Once you’ve decided to have plastic surgery, you’re only halfway there.
An estimated one in ten plastic surgery procedures requires a second operation to revise — re-do, repair, or otherwise augment — what’s been done. With no set standard of training for plastic surgeons, preventable mistakes are made every day, by as many as 50,000 doctors in the operating room who aren’t qualified to be there.
“Any doctor can legally perform plastic surgery, and many people are willing to trust anyone with an M.D., assuming they must know what they’re doing,” says Dr. Michael Echavez, a San Francisco based plastic surgeon who has seen his share of botched procedures. “I’ve seen noses that have been completely deformed as a result of ‘over operating,’ and it’s not always fixable.” Other problems: lumpy, uneven thighs; asymmetrical eyelids; and scarring.
“Beyond the sometimes-irreversible visual effects, complications can include bleeding, infection, and even death. If a lot of fat is removed during a liposuction, the patient can go into shock because of the dramatic loss of fluid. If the doctor doesn’t know, from experience, to monitor this, the results could be deadly,” explains Echavez. “Incompetence can kill you.”
Finding the right doctor: An expert’s guide
- Get referrals from friends or other physicians.
- Confirm that the surgeon has completed at least a five- to seven-year residency or fellowship in cosmetic surgery.
- Make sure the surgeon is board certified by the American Board of Plastic Surgery.
- Be wary of any doctor who guarantees certain results: “Expect improvement, not perfection. Promising you ‘Brad Pitt’s nose is unrealistic,” says Echavez.

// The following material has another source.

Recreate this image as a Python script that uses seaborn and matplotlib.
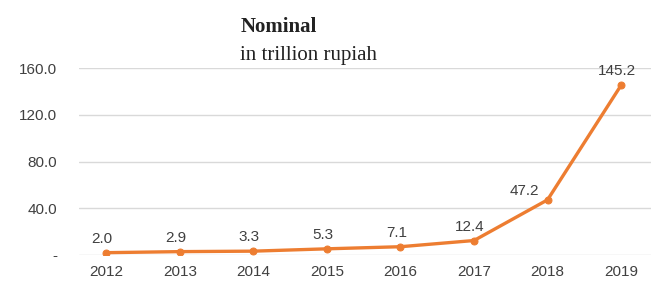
import pandas as pd
import numpy as np
import seaborn as sns
import matplotlib.pyplot as plt

years = ["2012", "2013", "2014", "2015", "2016", "2017", "2018", "2019"]
nominal = [2.0, 2.9, 3.3, 5.3, 7.1, 12.4, 47.2, 145.2]
yticks = [0, 40, 80, 120, 160]
ytick_labels = ["-", "40.0", "80.0", "120.0", "160.0"]

df = pd.DataFrame({"year": years, "value": nominal})
df["pos"] = np.arange(len(years))

sns.set_style("white")
plt.rcParams["font.family"] = ["Liberation Sans", "DejaVu Sans"]

fig = plt.figure(figsize=(6.51, 2.89), dpi=100)
ax = fig.add_axes([0.122, 0.1176, 0.878, 0.6471])

orange = "#ED7D31"
sns.lineplot(data=df, x="pos", y="value", color=orange, linewidth=2.4,
             marker="o", markersize=5, markeredgecolor=orange, ax=ax)

ax.set_xlim(-0.366, 7.407)
ax.set_ylim(0, 160)
ax.set_xticks(df["pos"])
ax.set_xticklabels(years)
ax.set_yticks(yticks)
ax.set_yticklabels(ytick_labels)
ax.set_xlabel("")
ax.set_ylabel("")
ax.tick_params(axis="both", length=0, labelsize=11, labelcolor="#404040")
ax.tick_params(axis="x", pad=7)
ax.tick_params(axis="y", pad=16)
for s in ax.spines.values():
    s.set_visible(False)
ax.grid(axis="y", color="#d9d9d9", linewidth=1)
ax.set_axisbelow(True)

# data labels
offsets = {6: (-17, 1)}
for i, v in enumerate(nominal):
    dx, dy = offsets.get(i, (-3, 5))
    ax.annotate(f"{v:.1f}", (i, v), xytext=(dx, dy), textcoords="offset points",
                ha="center", va="bottom", fontsize=11, color="#404040",
                annotation_clip=False)

fig.text(0.369, 0.889, "Nominal", family="Liberation Serif", fontweight="bold",
         fontsize=15, color="#222222", ha="left", va="baseline")
fig.text(0.369, 0.792, "in trillion rupiah", family="Liberation Serif",
         fontsize=15, color="#222222", ha="left", va="baseline")

fig.savefig("out.png", dpi=100)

- Find out the doctor’s policy on follow-up procedures: “Usually there’s no charge for a revision surgery if the doctor agrees that improvement is needed,” notes Echavez.
- Look at before and after photographs of previous patients.
- Find out where the procedure will be performed. If not at a hospital, confirm that the facility is equipped with life-saving drugs and equipment in case complications arise.